** Start of RECORDED DATA **
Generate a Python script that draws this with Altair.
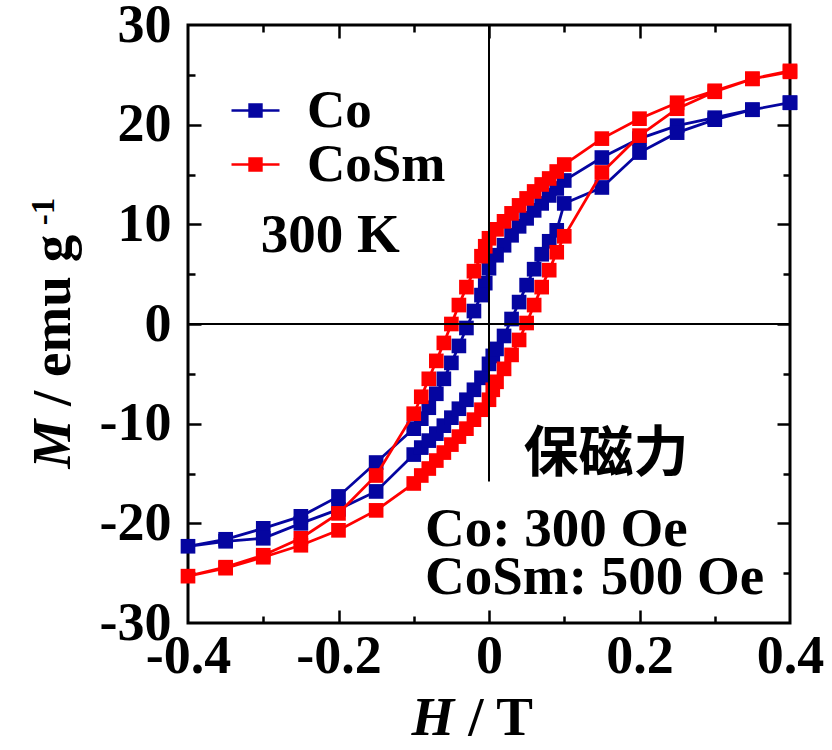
import altair as alt
import pandas as pd

# ---------------- data ----------------
SERIES = ["Co", "CoSm"]
COLORS = ["#0505A0", "#FF0000"]

# field sweep +0.4 -> -0.4 (descending branch)
H_DESC = [0.4, 0.35, 0.3, 0.25, 0.2, 0.15, 0.1, 0.09, 0.08, 0.07, 0.06, 0.05, 0.04,
          0.03, 0.02, 0.01, 0.0, -0.005, -0.01, -0.02, -0.03, -0.04, -0.05, -0.06,
          -0.07, -0.08, -0.09, -0.1, -0.15, -0.2, -0.25, -0.3, -0.35, -0.4]
# field sweep -0.4 -> +0.4 (ascending branch)
H_ASC = [-0.4, -0.35, -0.3, -0.25, -0.2, -0.15, -0.1, -0.09, -0.08, -0.07, -0.06,
         -0.05, -0.04, -0.03, -0.02, -0.01, 0.0, 0.005, 0.01, 0.02, 0.03, 0.04, 0.05,
         0.06, 0.07, 0.08, 0.09, 0.1, 0.15, 0.2, 0.25, 0.3, 0.35, 0.4]

CO_DESC = [22.2, 21.5, 20.7, 19.9, 18.6, 16.7, 14.4, 13.6, 12.9, 12.1, 11.4, 10.6, 9.8,
           8.9, 7.9, 6.9, 5.6, 4.1, 2.9, 1.3, -0.4, -2.2, -3.9, -5.5,
           -7.0, -8.4, -9.5, -10.5, -13.9, -17.3, -19.3, -20.5, -21.6, -22.3]
CO_ASC = [-22.3, -21.8, -21.5, -20.0, -18.6, -16.8, -13.1, -12.4, -11.7, -11.0, -10.2,
          -9.4, -8.5, -7.6, -6.6, -5.4, -4.0, -3.2, -2.5, -1.2, 0.5, 2.2, 3.9,
          5.5, 7.0, 8.3, 9.4, 12.1, 13.7, 17.2, 19.2, 20.5, 21.5, 22.2]

COSM_DESC = [25.3, 24.6, 23.4, 22.2, 20.6, 18.6, 16.0, 15.3, 14.6, 14.0, 13.3, 12.6, 11.9,
             11.1, 10.3, 9.5, 8.6, 7.8, 6.8, 5.3, 3.7, 1.9, 0.0, -1.9,
             -3.7, -5.5, -7.3, -9.0, -15.2, -19.0, -21.5, -23.2, -24.4, -25.3]
COSM_ASC = [-25.3, -24.5, -23.4, -22.2, -20.7, -18.7, -16.0, -15.2, -14.5, -13.7, -12.9,
            -12.1, -11.3, -10.5, -9.6, -8.6, -7.6, -6.6, -5.8, -4.5, -3.1, -1.6, 0.1,
            1.9, 3.7, 5.4, 7.2, 8.8, 15.2, 18.9, 21.6, 23.3, 24.6, 25.4]

X_LABELS = [-0.4, -0.2, 0, 0.2, 0.4]
X_MAJOR = [-0.2, 0, 0.2]
X_MINOR = [-0.3, -0.1, 0.1, 0.3]
Y_LABELS = [30, 20, 10, 0, -10, -20, -30]
Y_MAJOR = [20, 10, 0, -10, -20]
Y_MINOR = [25, 15, 5, -5, -15, -25]

# zero lines: horizontal M=0 across, vertical H=0 from top down to M=-15.8
ZERO_V = [30, -15.8]

ZW = "\u200b"  # keeps the leading space from being trimmed
# annotations: text, H, M
ANN_SERIF = [("300 K", -0.211, 7.2, "center"),
             ("Co: 300 Oe", -0.085, -22.3, "left"),
             ("CoSm: 500 Oe", -0.085, -27.1, "left")]
ANN_CJK = [("保磁力", 0.1555, -13.0)]
X_TITLE = [("H", ZW + " / T", -0.046, -41.2)]
Y_TITLE = [("M", ZW + " / emu g", -0.557, -9.6)]
Y_SUP = [("-1", -0.578, 9.9)]

# ---------------- build tables ----------------
rows = []
for name, hd, md, ha, ma in [("Co", H_DESC, CO_DESC, H_ASC, CO_ASC),
                             ("CoSm", H_DESC, COSM_DESC, H_ASC, COSM_ASC)]:
    i = 0
    for h, m in list(zip(hd, md)) + list(zip(ha, ma))[1:]:
        rows.append({"sample": name, "H": h, "M": m, "idx": i})
        i += 1
df = pd.DataFrame(rows)

W, HH = 602, 598
FONT = "Liberation Serif"
FS = 55
LFS = 54
xs = alt.Scale(domain=[-0.4, 0.4], nice=False, zero=False)
ys = alt.Scale(domain=[-30, 30], nice=False, zero=False)
cscale = alt.Scale(domain=SERIES, range=COLORS)

X_AX = alt.Axis(values=X_LABELS, orient="bottom", ticks=False, domain=False, grid=False,
                labelFont=FONT, labelFontSize=LFS, labelFontWeight="bold", labelColor="black",
                labelPadding=6, labelFlush=False, labelOverlap=False, labelBound=False,
                labelExpr="'' + datum.value", title=None)
Y_AX = alt.Axis(values=Y_LABELS, orient="left", ticks=False, domain=False, grid=False,
                labelFont=FONT, labelFontSize=LFS, labelFontWeight="bold", labelColor="black",
                labelPadding=17, labelFlush=False, labelOverlap=False, labelBound=False,
                labelExpr="'' + datum.value", title=None)
XN = alt.X("H:Q", scale=xs, axis=None)
YN = alt.Y("M:Q", scale=ys, axis=None)

PATH = ("M-1,-0.055H1V0.055H-1Z "
        "M-0.3,-0.3H0.3V0.3H-0.3Z")
LEG = alt.Legend(title=None, orient="none", legendX=41, legendY=59, symbolType=PATH,
                 symbolSize=2304, symbolStrokeWidth=0, symbolOpacity=1,
                 labelFont=FONT, labelFontSize=53, labelFontWeight="bold",
                 labelColor="black", labelOffset=25, rowPadding=-10, padding=0)

layers = []
# first layer carries the labelled axes (invisible points)
layers.append(alt.Chart(df).mark_point(opacity=0).encode(
    x=alt.X("H:Q", scale=xs, axis=X_AX), y=alt.Y("M:Q", scale=ys, axis=Y_AX)))

for name, col in zip(SERIES, COLORS):
    sub = alt.Chart(df).transform_filter(alt.datum.sample == name)
    layers.append(sub.mark_line(strokeWidth=2.8, color=col).encode(
        x=XN, y=YN, order=alt.Order("idx:Q")))
    layers.append(sub.mark_point(shape="square", filled=True, size=215, opacity=1,
                                 strokeWidth=0).encode(
        x=XN, y=YN, color=alt.Color("sample:N", scale=cscale, legend=LEG)))

hline = pd.DataFrame({"H": [X_LABELS[0]], "H2": [X_LABELS[-1]], "M": [0]})
vline = pd.DataFrame({"H": [0], "M": [ZERO_V[0]], "M2": [ZERO_V[1]]})
layers.append(alt.Chart(hline).mark_rule(color="black", strokeWidth=2).encode(
    x=XN, x2="H2:Q", y=YN))
layers.append(alt.Chart(vline).mark_rule(color="black", strokeWidth=2).encode(
    x=XN, y=YN, y2="M2:Q"))

ann = pd.DataFrame([{"t": t, "H": h, "M": m, "a": a} for t, h, m, a in ANN_SERIF])
for a in ["center", "left"]:
    layers.append(alt.Chart(ann[ann["a"] == a]).mark_text(
        font=FONT, fontSize=FS, fontWeight="bold", color="black", align=a,
        baseline="alphabetic").encode(x=XN, y=YN, text="t:N"))

cjk = pd.DataFrame([{"t": t, "H": h, "M": m} for t, h, m in ANN_CJK])
layers.append(alt.Chart(cjk).mark_text(
    font="Noto Sans CJK JP", fontSize=55, fontWeight="bold", color="black",
    align="center", baseline="middle").encode(x=XN, y=YN, text="t:N"))

xt = pd.DataFrame([{"a": a, "b": b, "H": h, "M": m} for a, b, h, m in X_TITLE])
layers.append(alt.Chart(xt).mark_text(
    font=FONT, fontSize=FS, fontWeight="bold", fontStyle="italic", color="black",
    align="right", baseline="alphabetic").encode(x=XN, y=YN, text="a:N"))
layers.append(alt.Chart(xt).mark_text(
    font=FONT, fontSize=FS, fontWeight="bold", color="black",
    align="left", baseline="alphabetic").encode(x=XN, y=YN, text="b:N"))

yt = pd.DataFrame([{"a": a, "b": b, "H": h, "M": m} for a, b, h, m in Y_TITLE])
layers.append(alt.Chart(yt).mark_text(
    font=FONT, fontSize=FS, fontWeight="bold", fontStyle="italic", color="black",
    align="right", baseline="alphabetic", angle=270).encode(x=XN, y=YN, text="a:N"))
layers.append(alt.Chart(yt).mark_text(
    font=FONT, fontSize=FS, fontWeight="bold", color="black",
    align="left", baseline="alphabetic", angle=270).encode(x=XN, y=YN, text="b:N"))
ys_df = pd.DataFrame([{"t": t, "H": h, "M": m} for t, h, m in Y_SUP])
layers.append(alt.Chart(ys_df).mark_text(
    font=FONT, fontSize=33, fontWeight="bold", color="black",
    align="left", baseline="alphabetic", angle=270).encode(x=XN, y=YN, text="t:N"))


def tick_layer(xvals, xorient, yvals, yorient, size):
    return alt.Chart(df).mark_point(opacity=0).encode(
        x=alt.X("H:Q", scale=xs, axis=alt.Axis(
            values=xvals, orient=xorient, offset=-HH, labels=False, domain=False,
            grid=False, ticks=True, tickSize=size, tickWidth=2.5, tickColor="black",
            title=None)),
        y=alt.Y("M:Q", scale=ys, axis=alt.Axis(
            values=yvals, orient=yorient, offset=-W, labels=False, domain=False,
            grid=False, ticks=True, tickSize=size, tickWidth=2.5, tickColor="black",
            title=None)),
    )


layers += [
    tick_layer(X_MAJOR, "top", Y_MAJOR, "right", 13),
    tick_layer(X_MINOR, "top", Y_MINOR, "right", 7),
    tick_layer(X_MAJOR, "bottom", Y_MAJOR, "left", 13),
    tick_layer(X_MINOR, "bottom", Y_MINOR, "left", 7),
]

chart = alt.layer(*layers).resolve_axis(
    x="independent", y="independent"
).properties(
    width=W, height=HH,
    padding={"left": 188, "top": 25, "right": 42, "bottom": 127},
    autosize=alt.AutoSizeParams(type="none"),
    background="white",
).configure_view(stroke="black", strokeWidth=3)

chart.save("out.html", embed_options={"renderer": "svg", "actions": False})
** End of RECORDED DATA **
WHAT TO DO:
Without the pictures, return the listing above from its first line through the line that has "1.9, 3.7, 5.4, 7.2, 8.8, 15.2, 18.9, 21.6, 23.3, 24.6, 25.4]".

TASK SOLUTION:
Generate a Python script that draws this with Altair.
import altair as alt
import pandas as pd

# ---------------- data ----------------
SERIES = ["Co", "CoSm"]
COLORS = ["#0505A0", "#FF0000"]

# field sweep +0.4 -> -0.4 (descending branch)
H_DESC = [0.4, 0.35, 0.3, 0.25, 0.2, 0.15, 0.1, 0.09, 0.08, 0.07, 0.06, 0.05, 0.04,
          0.03, 0.02, 0.01, 0.0, -0.005, -0.01, -0.02, -0.03, -0.04, -0.05, -0.06,
          -0.07, -0.08, -0.09, -0.1, -0.15, -0.2, -0.25, -0.3, -0.35, -0.4]
# field sweep -0.4 -> +0.4 (ascending branch)
H_ASC = [-0.4, -0.35, -0.3, -0.25, -0.2, -0.15, -0.1, -0.09, -0.08, -0.07, -0.06,
         -0.05, -0.04, -0.03, -0.02, -0.01, 0.0, 0.005, 0.01, 0.02, 0.03, 0.04, 0.05,
         0.06, 0.07, 0.08, 0.09, 0.1, 0.15, 0.2, 0.25, 0.3, 0.35, 0.4]

CO_DESC = [22.2, 21.5, 20.7, 19.9, 18.6, 16.7, 14.4, 13.6, 12.9, 12.1, 11.4, 10.6, 9.8,
           8.9, 7.9, 6.9, 5.6, 4.1, 2.9, 1.3, -0.4, -2.2, -3.9, -5.5,
           -7.0, -8.4, -9.5, -10.5, -13.9, -17.3, -19.3, -20.5, -21.6, -22.3]
CO_ASC = [-22.3, -21.8, -21.5, -20.0, -18.6, -16.8, -13.1, -12.4, -11.7, -11.0, -10.2,
          -9.4, -8.5, -7.6, -6.6, -5.4, -4.0, -3.2, -2.5, -1.2, 0.5, 2.2, 3.9,
          5.5, 7.0, 8.3, 9.4, 12.1, 13.7, 17.2, 19.2, 20.5, 21.5, 22.2]

COSM_DESC = [25.3, 24.6, 23.4, 22.2, 20.6, 18.6, 16.0, 15.3, 14.6, 14.0, 13.3, 12.6, 11.9,
             11.1, 10.3, 9.5, 8.6, 7.8, 6.8, 5.3, 3.7, 1.9, 0.0, -1.9,
             -3.7, -5.5, -7.3, -9.0, -15.2, -19.0, -21.5, -23.2, -24.4, -25.3]
COSM_ASC = [-25.3, -24.5, -23.4, -22.2, -20.7, -18.7, -16.0, -15.2, -14.5, -13.7, -12.9,
            -12.1, -11.3, -10.5, -9.6, -8.6, -7.6, -6.6, -5.8, -4.5, -3.1, -1.6, 0.1,
            1.9, 3.7, 5.4, 7.2, 8.8, 15.2, 18.9, 21.6, 23.3, 24.6, 25.4]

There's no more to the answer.